The other four steps, registration, MFA, the incident runbook, and supply-chain assessment, are internal or administrative. No scan can prove them. You document those yourself.
Turn the Green Checks Into a Document
Once your external posture is clean, capture it. SaaSFort scans across 60 external checks, grades A to F, and maps each finding to its NIS2 Article 21 control. The one-time audit pack is €39: a dated, branded PDF that covers the observable half of this checklist in a form a reviewer files directly. No subscription, no card on the first scan.
It does not replace steps 1, 7, 8, and 9, you still do those. It does replace the scramble of screenshotting your TLS config and writing prose about your headers, which is the part of a security review that wastes the most time.

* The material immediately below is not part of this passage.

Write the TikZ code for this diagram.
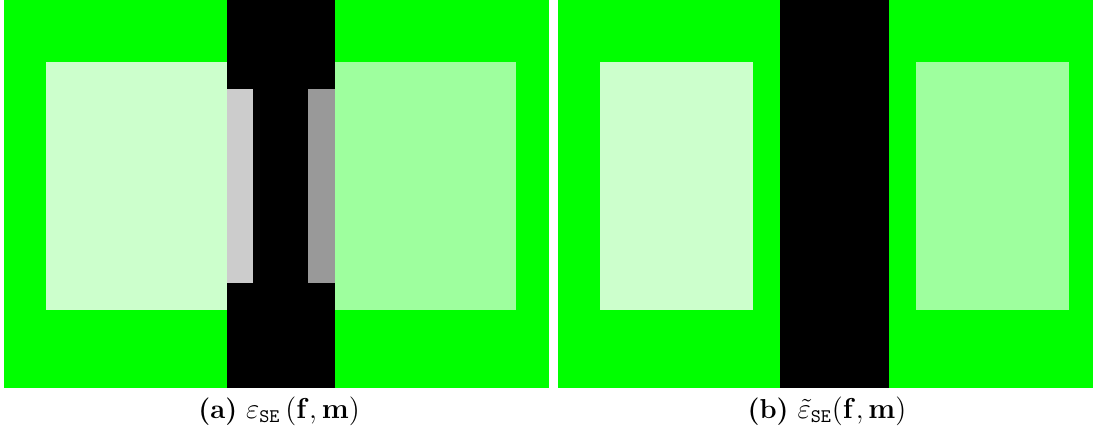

Get your NIS2 checklist evidence pack for €39
FAQ
Is this checklist enough to be NIS2 compliant? It covers the core Article 21 technical and procedural measures for a small SaaS. Full compliance also depends on your sector, your size class, and national specifics like BSI registration in Germany. Treat this as the working list, not a legal sign-off.
Which steps can I finish today? Steps 2, 3, and 5, TLS, headers, and email authentication, are usually same-day config changes. A scan tells you their current state in a minute, so you can fix them before a review rather than under one.
Do I need to do all ten before I can answer a customer? No. A clean external posture (steps 2 to 6) plus honest answers on the rest carries most mid-market security reviews. The external evidence is the part you can produce immediately with a scan.
How often should I re-check? Treat external evidence as perishable. Re-scan before any audit call or security review, because posture drifts every time you deploy. A report from last quarter tells a reviewer nothing about today.